## Records to process
+++

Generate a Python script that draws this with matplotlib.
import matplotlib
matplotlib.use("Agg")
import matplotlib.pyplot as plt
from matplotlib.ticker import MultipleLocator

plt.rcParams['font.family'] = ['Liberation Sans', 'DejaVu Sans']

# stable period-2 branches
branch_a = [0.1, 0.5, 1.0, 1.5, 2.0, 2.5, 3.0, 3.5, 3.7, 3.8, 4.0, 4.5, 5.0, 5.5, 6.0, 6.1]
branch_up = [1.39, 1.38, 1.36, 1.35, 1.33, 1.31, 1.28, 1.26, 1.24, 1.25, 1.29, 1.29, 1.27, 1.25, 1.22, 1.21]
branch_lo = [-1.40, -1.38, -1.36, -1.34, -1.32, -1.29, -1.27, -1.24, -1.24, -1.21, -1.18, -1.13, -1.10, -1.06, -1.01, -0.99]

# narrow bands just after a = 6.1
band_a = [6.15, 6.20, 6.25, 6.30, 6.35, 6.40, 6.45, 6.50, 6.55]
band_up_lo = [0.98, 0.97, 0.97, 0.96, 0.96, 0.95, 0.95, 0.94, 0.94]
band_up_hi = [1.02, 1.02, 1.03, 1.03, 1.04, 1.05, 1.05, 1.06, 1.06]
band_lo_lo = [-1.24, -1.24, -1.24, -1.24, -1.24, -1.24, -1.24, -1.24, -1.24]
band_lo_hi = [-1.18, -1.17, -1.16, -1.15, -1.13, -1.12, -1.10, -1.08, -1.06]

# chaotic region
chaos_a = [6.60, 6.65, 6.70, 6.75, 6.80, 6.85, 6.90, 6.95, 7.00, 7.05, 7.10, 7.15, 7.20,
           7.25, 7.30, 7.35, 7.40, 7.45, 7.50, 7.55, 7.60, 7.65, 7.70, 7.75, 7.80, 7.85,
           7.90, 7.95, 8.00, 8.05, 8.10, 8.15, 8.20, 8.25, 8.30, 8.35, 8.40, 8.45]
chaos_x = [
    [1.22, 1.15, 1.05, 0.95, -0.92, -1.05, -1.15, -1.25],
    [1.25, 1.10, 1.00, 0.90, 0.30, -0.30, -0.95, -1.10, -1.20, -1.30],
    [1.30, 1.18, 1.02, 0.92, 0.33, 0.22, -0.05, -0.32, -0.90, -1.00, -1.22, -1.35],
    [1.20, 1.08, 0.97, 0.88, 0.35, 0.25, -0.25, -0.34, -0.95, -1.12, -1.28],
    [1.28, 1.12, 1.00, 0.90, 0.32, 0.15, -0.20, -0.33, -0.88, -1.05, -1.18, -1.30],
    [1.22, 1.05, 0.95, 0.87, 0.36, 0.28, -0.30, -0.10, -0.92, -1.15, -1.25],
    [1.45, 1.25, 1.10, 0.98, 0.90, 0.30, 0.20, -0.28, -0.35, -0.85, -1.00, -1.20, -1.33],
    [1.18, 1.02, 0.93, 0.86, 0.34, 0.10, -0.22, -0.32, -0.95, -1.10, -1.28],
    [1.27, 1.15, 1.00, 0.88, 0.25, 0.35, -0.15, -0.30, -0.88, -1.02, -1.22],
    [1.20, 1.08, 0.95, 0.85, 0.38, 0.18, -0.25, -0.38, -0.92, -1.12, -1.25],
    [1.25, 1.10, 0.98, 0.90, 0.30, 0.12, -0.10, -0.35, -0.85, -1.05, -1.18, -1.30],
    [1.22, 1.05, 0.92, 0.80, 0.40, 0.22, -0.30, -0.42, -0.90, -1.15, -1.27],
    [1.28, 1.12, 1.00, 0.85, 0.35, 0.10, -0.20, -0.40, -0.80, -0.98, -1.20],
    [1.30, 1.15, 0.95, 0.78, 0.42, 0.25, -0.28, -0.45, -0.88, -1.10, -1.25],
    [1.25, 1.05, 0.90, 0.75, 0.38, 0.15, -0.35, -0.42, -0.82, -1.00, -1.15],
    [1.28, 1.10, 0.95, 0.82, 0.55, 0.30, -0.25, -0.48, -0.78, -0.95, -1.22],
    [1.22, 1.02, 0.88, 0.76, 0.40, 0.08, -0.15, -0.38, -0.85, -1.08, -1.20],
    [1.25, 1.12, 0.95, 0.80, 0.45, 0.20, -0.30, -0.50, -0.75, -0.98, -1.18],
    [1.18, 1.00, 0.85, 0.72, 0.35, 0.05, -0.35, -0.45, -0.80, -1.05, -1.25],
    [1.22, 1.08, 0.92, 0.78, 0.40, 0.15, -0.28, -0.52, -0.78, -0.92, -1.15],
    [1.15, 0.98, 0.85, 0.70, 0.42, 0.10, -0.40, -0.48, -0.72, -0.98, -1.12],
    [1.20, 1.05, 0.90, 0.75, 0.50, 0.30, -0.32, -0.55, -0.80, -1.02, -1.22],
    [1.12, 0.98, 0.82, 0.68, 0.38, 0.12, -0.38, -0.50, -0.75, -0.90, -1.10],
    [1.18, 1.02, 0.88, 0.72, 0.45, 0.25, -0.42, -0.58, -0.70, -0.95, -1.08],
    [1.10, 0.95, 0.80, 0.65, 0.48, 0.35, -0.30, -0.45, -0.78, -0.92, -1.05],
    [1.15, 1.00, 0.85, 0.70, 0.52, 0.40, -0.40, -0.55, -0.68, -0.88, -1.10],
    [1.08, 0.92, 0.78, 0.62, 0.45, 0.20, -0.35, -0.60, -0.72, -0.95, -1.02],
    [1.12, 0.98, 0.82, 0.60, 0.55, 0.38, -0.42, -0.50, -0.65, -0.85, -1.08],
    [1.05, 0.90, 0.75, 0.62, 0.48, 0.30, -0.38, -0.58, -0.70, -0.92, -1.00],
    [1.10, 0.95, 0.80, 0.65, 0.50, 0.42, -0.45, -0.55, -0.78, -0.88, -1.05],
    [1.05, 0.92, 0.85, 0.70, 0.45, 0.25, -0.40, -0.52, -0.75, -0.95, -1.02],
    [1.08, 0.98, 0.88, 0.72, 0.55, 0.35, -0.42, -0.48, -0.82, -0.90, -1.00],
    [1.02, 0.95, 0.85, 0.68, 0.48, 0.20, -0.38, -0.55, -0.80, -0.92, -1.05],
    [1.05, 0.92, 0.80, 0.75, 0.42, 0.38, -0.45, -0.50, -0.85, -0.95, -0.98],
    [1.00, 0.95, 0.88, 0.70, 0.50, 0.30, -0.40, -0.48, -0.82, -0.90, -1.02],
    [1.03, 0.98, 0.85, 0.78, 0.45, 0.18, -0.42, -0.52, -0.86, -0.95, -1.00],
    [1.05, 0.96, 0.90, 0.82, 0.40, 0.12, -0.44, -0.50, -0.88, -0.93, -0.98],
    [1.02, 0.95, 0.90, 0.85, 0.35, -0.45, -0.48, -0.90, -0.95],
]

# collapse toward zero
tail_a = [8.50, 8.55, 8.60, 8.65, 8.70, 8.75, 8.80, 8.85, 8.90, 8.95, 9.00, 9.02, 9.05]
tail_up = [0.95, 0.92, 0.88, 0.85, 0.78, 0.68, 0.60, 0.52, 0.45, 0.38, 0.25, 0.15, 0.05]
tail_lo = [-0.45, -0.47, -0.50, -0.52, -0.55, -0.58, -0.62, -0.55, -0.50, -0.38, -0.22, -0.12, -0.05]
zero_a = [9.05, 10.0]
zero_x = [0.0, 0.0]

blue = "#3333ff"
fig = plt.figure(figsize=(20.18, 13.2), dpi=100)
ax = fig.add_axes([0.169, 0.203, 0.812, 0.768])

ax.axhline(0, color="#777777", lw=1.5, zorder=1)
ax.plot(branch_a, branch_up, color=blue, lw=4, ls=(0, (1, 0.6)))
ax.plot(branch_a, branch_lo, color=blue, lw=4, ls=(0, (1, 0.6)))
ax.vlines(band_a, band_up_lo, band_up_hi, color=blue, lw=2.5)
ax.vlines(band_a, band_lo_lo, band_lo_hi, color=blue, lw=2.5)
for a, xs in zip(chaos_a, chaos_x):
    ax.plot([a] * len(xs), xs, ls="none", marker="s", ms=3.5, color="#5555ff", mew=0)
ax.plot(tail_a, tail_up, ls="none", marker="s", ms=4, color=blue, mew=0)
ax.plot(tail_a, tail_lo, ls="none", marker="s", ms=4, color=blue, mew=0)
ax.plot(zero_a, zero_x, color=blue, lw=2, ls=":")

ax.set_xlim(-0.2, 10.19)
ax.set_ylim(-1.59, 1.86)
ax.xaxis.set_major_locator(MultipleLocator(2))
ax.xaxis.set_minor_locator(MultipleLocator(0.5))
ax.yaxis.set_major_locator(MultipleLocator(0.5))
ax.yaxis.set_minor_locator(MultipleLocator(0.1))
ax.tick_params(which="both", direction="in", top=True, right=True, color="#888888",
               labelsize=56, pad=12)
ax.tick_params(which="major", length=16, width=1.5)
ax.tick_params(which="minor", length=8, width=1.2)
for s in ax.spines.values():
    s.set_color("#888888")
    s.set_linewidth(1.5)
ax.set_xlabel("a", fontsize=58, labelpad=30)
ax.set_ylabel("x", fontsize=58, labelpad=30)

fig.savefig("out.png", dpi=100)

+++

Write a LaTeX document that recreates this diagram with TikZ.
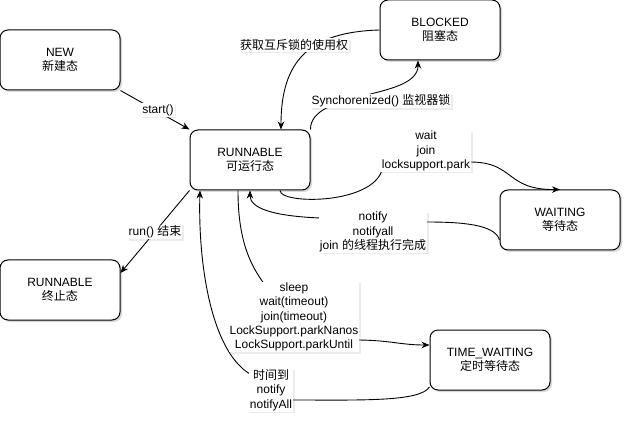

+++

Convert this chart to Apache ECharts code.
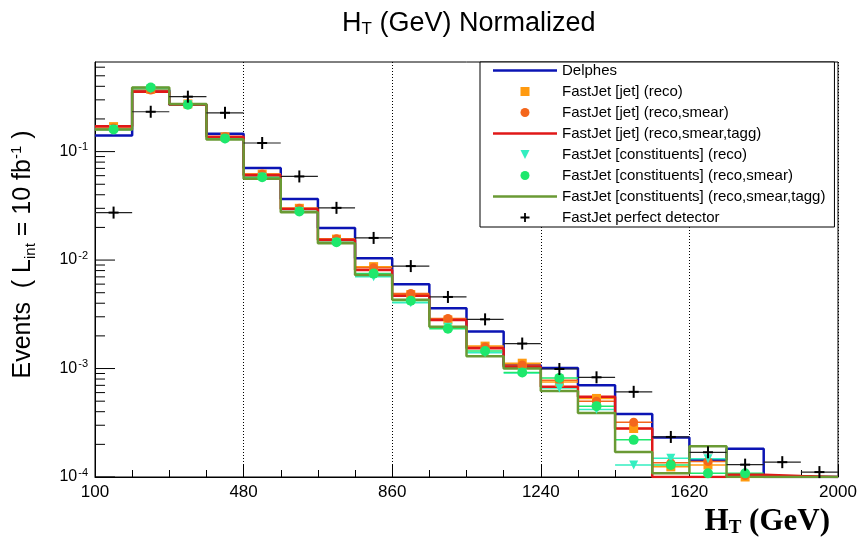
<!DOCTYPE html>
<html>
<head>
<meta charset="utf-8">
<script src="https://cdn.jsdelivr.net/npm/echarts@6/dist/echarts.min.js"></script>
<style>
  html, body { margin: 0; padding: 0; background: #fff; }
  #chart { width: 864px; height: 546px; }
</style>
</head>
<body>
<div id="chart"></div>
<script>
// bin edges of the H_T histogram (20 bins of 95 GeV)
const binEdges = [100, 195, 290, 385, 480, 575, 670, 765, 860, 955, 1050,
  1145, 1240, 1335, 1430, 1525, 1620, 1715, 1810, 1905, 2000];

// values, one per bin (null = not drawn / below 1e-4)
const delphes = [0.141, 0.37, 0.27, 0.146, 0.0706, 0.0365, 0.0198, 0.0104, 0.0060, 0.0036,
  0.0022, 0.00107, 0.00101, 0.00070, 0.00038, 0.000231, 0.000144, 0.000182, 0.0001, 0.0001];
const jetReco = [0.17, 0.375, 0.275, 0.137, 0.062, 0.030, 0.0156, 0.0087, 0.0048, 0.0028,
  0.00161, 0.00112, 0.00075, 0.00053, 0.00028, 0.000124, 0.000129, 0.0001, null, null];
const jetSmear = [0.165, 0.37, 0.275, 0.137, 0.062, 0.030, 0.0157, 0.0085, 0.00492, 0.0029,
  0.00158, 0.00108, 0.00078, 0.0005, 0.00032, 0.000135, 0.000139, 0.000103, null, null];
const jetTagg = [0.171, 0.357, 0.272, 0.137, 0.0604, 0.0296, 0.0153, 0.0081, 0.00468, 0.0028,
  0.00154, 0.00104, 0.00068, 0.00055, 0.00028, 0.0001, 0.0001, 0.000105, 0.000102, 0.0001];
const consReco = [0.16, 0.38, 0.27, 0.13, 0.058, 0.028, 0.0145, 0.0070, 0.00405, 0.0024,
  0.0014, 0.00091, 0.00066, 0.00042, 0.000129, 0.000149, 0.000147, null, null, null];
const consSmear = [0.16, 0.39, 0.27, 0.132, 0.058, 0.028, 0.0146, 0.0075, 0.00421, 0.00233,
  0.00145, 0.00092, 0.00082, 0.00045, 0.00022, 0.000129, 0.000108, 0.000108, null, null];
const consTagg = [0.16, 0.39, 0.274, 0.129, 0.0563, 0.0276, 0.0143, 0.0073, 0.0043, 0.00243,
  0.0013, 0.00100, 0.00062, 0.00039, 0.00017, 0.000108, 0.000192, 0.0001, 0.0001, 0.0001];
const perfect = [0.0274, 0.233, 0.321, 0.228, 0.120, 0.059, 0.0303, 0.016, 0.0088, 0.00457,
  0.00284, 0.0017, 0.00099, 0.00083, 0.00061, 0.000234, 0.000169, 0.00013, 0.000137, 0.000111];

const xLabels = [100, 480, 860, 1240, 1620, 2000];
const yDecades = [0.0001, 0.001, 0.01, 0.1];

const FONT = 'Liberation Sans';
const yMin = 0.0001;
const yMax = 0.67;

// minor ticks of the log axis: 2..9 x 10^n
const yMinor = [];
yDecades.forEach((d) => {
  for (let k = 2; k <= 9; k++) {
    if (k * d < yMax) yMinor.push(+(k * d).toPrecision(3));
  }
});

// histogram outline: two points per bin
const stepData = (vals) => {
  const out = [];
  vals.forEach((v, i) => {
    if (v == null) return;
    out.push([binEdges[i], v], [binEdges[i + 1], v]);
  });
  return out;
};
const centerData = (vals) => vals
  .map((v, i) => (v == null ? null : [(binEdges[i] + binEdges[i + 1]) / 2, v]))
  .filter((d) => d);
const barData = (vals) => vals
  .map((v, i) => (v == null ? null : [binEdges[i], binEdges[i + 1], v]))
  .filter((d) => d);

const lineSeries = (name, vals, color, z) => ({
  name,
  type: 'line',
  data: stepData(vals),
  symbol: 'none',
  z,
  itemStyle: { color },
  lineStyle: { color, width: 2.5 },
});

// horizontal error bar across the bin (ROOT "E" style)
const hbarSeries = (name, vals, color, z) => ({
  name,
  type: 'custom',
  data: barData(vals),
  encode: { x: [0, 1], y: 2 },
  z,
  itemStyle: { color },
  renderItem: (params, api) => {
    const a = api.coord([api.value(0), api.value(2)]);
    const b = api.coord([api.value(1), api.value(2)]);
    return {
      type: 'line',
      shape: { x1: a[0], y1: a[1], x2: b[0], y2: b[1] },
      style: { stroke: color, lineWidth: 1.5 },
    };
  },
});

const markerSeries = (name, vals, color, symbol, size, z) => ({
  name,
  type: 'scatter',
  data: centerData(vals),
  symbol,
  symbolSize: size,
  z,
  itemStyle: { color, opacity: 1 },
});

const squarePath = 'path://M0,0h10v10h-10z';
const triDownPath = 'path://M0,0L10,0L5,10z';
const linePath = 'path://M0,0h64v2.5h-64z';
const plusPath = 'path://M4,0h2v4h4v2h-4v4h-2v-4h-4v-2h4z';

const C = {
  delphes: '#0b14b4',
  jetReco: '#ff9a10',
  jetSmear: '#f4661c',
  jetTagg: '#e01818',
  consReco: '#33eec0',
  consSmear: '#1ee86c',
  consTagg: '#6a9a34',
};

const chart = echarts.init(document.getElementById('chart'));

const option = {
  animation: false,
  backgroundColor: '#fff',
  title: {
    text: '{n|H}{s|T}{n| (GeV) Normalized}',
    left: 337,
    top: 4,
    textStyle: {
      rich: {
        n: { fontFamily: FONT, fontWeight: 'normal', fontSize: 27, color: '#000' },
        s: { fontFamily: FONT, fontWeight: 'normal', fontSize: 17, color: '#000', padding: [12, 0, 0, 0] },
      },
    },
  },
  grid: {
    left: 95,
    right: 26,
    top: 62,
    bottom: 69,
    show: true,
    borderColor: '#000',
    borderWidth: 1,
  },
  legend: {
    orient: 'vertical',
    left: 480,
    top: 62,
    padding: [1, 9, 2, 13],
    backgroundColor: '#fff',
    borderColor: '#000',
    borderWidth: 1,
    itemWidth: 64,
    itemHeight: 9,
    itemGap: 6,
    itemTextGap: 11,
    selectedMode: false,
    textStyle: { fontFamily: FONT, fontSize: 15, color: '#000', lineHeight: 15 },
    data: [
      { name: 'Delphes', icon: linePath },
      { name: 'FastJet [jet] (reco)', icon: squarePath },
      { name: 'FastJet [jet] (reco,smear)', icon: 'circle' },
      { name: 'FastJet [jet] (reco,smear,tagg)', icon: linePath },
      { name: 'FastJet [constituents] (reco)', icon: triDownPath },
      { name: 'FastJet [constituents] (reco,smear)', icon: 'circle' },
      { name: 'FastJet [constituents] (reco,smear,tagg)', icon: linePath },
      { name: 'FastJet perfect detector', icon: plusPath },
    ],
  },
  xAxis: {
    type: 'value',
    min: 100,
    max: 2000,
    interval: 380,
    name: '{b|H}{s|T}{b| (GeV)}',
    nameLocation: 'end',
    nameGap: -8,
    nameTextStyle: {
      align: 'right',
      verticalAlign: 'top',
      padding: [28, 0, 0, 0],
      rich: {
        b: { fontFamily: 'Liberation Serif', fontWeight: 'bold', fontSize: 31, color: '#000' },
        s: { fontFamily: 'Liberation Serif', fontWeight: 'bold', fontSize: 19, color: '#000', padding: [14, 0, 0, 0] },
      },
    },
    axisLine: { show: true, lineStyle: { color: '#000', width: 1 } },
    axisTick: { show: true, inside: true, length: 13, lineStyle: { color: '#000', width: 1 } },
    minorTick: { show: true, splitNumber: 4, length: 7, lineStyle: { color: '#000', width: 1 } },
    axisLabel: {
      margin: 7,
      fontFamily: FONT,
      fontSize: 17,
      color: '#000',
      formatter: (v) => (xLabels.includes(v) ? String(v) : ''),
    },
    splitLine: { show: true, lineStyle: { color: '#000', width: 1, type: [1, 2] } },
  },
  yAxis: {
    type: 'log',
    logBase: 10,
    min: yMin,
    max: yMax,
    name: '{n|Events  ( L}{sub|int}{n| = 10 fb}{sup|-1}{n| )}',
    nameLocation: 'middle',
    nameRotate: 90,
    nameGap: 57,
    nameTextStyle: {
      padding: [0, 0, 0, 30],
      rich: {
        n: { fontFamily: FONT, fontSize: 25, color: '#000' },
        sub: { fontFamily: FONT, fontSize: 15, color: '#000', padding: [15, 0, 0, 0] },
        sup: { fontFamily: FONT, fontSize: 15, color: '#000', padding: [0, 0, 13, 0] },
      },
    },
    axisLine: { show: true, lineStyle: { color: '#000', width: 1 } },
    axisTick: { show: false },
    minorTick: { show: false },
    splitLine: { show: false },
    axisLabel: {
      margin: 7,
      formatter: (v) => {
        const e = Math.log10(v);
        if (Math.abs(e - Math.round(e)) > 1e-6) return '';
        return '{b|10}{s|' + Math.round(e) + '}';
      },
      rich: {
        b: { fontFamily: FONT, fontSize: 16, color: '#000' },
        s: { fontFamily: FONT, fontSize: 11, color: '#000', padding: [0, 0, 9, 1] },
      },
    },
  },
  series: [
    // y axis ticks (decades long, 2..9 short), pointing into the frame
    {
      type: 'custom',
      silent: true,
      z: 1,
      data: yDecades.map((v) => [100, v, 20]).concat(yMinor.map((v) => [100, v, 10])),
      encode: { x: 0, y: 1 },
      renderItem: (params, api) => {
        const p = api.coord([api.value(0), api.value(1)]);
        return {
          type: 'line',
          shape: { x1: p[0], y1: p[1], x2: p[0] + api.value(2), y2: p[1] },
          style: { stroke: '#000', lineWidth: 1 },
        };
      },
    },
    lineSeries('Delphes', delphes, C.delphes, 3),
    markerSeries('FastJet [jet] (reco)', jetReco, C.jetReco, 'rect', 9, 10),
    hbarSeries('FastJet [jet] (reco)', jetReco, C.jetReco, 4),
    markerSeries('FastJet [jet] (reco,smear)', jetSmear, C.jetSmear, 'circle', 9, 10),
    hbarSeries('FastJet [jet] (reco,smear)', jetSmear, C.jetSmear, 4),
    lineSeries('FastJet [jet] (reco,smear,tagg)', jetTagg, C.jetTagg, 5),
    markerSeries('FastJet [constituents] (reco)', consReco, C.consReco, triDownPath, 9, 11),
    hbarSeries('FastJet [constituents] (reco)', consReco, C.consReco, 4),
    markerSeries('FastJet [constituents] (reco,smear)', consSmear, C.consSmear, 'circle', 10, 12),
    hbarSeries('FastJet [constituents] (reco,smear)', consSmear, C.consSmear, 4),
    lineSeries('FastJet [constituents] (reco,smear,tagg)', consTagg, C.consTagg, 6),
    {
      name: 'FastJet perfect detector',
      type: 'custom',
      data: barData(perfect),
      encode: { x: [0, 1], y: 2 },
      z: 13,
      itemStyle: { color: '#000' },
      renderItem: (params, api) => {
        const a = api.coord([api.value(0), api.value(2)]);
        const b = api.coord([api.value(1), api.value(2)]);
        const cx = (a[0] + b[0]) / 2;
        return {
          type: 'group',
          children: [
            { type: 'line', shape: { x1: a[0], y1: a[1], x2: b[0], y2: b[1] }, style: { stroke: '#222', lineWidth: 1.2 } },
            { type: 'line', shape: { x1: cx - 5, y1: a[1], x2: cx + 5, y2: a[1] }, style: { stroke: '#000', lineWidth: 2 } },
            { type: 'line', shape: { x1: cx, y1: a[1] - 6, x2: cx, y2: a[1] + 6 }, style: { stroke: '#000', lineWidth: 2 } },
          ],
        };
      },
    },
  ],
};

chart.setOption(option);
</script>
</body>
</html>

+++

## Brief
From the records above, retype only the lines starting at the line that contains "Generate a Python" and ending at the line that contains "-1.10, -1.08, -1.06]", both included.

## Written answer
Generate a Python script that draws this with matplotlib.
import matplotlib
matplotlib.use("Agg")
import matplotlib.pyplot as plt
from matplotlib.ticker import MultipleLocator

plt.rcParams['font.family'] = ['Liberation Sans', 'DejaVu Sans']

# stable period-2 branches
branch_a = [0.1, 0.5, 1.0, 1.5, 2.0, 2.5, 3.0, 3.5, 3.7, 3.8, 4.0, 4.5, 5.0, 5.5, 6.0, 6.1]
branch_up = [1.39, 1.38, 1.36, 1.35, 1.33, 1.31, 1.28, 1.26, 1.24, 1.25, 1.29, 1.29, 1.27, 1.25, 1.22, 1.21]
branch_lo = [-1.40, -1.38, -1.36, -1.34, -1.32, -1.29, -1.27, -1.24, -1.24, -1.21, -1.18, -1.13, -1.10, -1.06, -1.01, -0.99]

# narrow bands just after a = 6.1
band_a = [6.15, 6.20, 6.25, 6.30, 6.35, 6.40, 6.45, 6.50, 6.55]
band_up_lo = [0.98, 0.97, 0.97, 0.96, 0.96, 0.95, 0.95, 0.94, 0.94]
band_up_hi = [1.02, 1.02, 1.03, 1.03, 1.04, 1.05, 1.05, 1.06, 1.06]
band_lo_lo = [-1.24, -1.24, -1.24, -1.24, -1.24, -1.24, -1.24, -1.24, -1.24]
band_lo_hi = [-1.18, -1.17, -1.16, -1.15, -1.13, -1.12, -1.10, -1.08, -1.06]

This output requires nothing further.